If you use this movie as a case in point and compare it to the evolution of movies over the last few decades, how could anyone maintain a naive faith in Progress? 

Comments

Unknown said…
So true. Today's movies are entertainment -- no rhetorical questions about living. Why do movies always have the fantasy ending. Sorry. Living is not like that.

Perhaps I shouldn't even comment here since I haven't seen a movie in seven years and then three years before that. The art flick theaters which showed independent and foreign films is where I spent my money.

Give me a good book. I make up the screen play in my own imagination.
Anonymous said…
There is alot to be said for the character-study movie and they are still quite alive and well today. I do agree with Wandrin' though that a good book beats all since you can develop your own images instead of having some director's version imposed on you. The director also has to leave out alot that he deems unnecessary to his view.
There is quite a difference, I think, in the character movie of several decades ago and what exists today. How do you perceive the mood and climate in the 50's.....I think there was a false image of society put forth....I guess the Ozzie and Harriet or Father Knows Best image is the best way to describe it. Today's character movies are willing to deal with the darkness of relationships and society, etc. which I find much more interesting.
Yet I think this also takes its toll. Movies are powerful influences to be sure. The movies of several decades ago had the effect, I believe, of encouraging innocent young people to believe in society's norms and in the goodness of mankind. It helped cement them into a sort of conformity. But the movies nowadays, when viewed by young people, would not encourage them to align themselves with conventional values and lifestyle. And, of course, what is happening out there now in this regard?
Movies are quite reflective of the undercurrent of the society which produces them.

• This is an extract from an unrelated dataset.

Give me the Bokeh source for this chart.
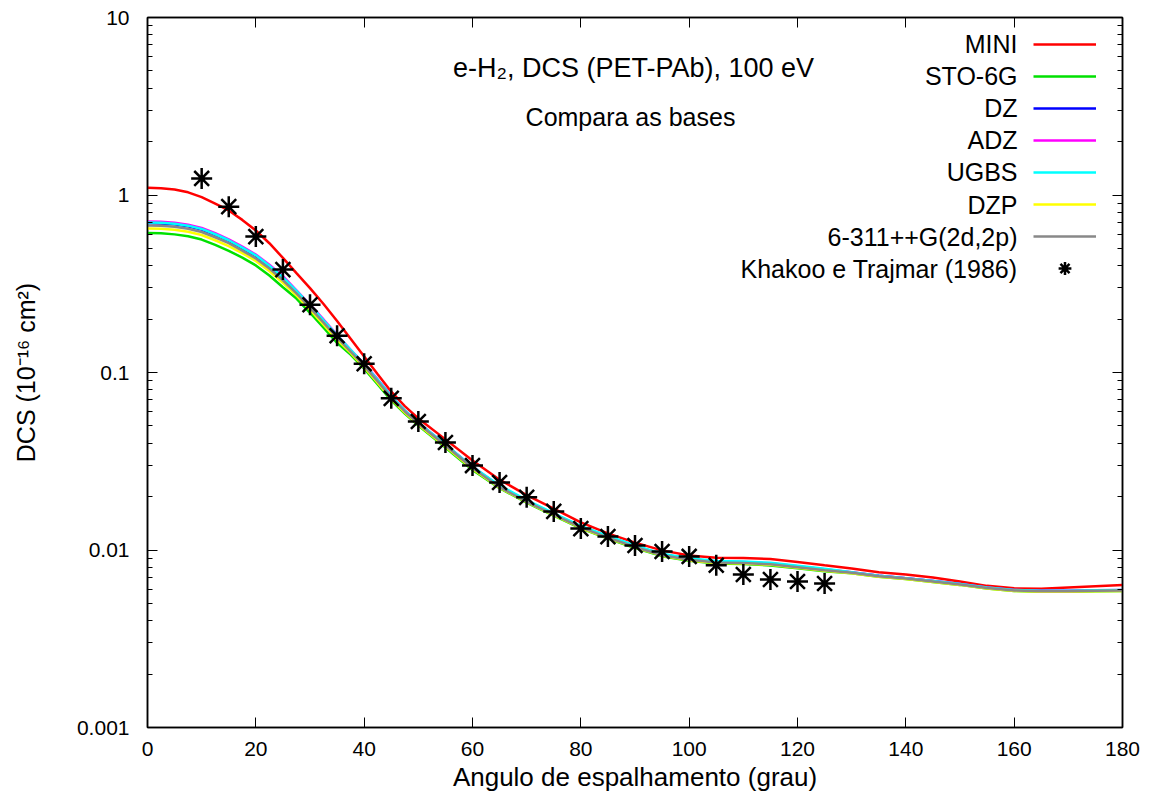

I think it's fair to say that many of the producers of the contemporary character-study movies are of the baby boomer generation, brought up on Ozzie and Harriet and who perhaps feel quite betrayed by the messages of the 50's?
Anonymous said…
Yes, it can and does go both ways.
I suppose that's why in the 50's married people slept in separate beds, etc, as you mentioned.....so we could present a fictionalized version of real life. Set up an ideal I guess, in the hopes of repeating the same in the next generation.
I mean this with all sincerity.
At the same time that movies portrayed married life in that way back in the 50's, priests were molesting children by the thousands and no one would believe them because it just could not be true, could it? Must be some childish misinterpretation of things or a bad dream or whatever. Priests were way too holy for that.

There is a reason things come crashing down.

You know, Boonie, there ARE lots of very respectable young people today.

PS I guess we're not in the 15 minutes of perfect weather. Are we freezing as in the night there in NM or baking as in the day? Whatever, but this is not Goldilocks.
I've already taken several opportunities to criticize the vice of reading books, so I needn't repeat that here.

Modern movies don't encourage conformity? I think they do, but to the standards of the ghetto/gutter.
Unknown said…
For me that evil and immoral practice of reading is done behind closed doors in secret. :)

However, it appears you also enjoy the "vice of reading". Among many others, you quote deToqueville and Thoreau. Or this from your post of 11/12/10: "From a history book I'm enjoying..."

Never thought of reading as a vice. Perhaps there is a twelve step program.
Wandrin,
But I consider the act of reading to be unpleasant, and tolerate it merely for the informational content. That is less depraved than someone enjoying the act itself.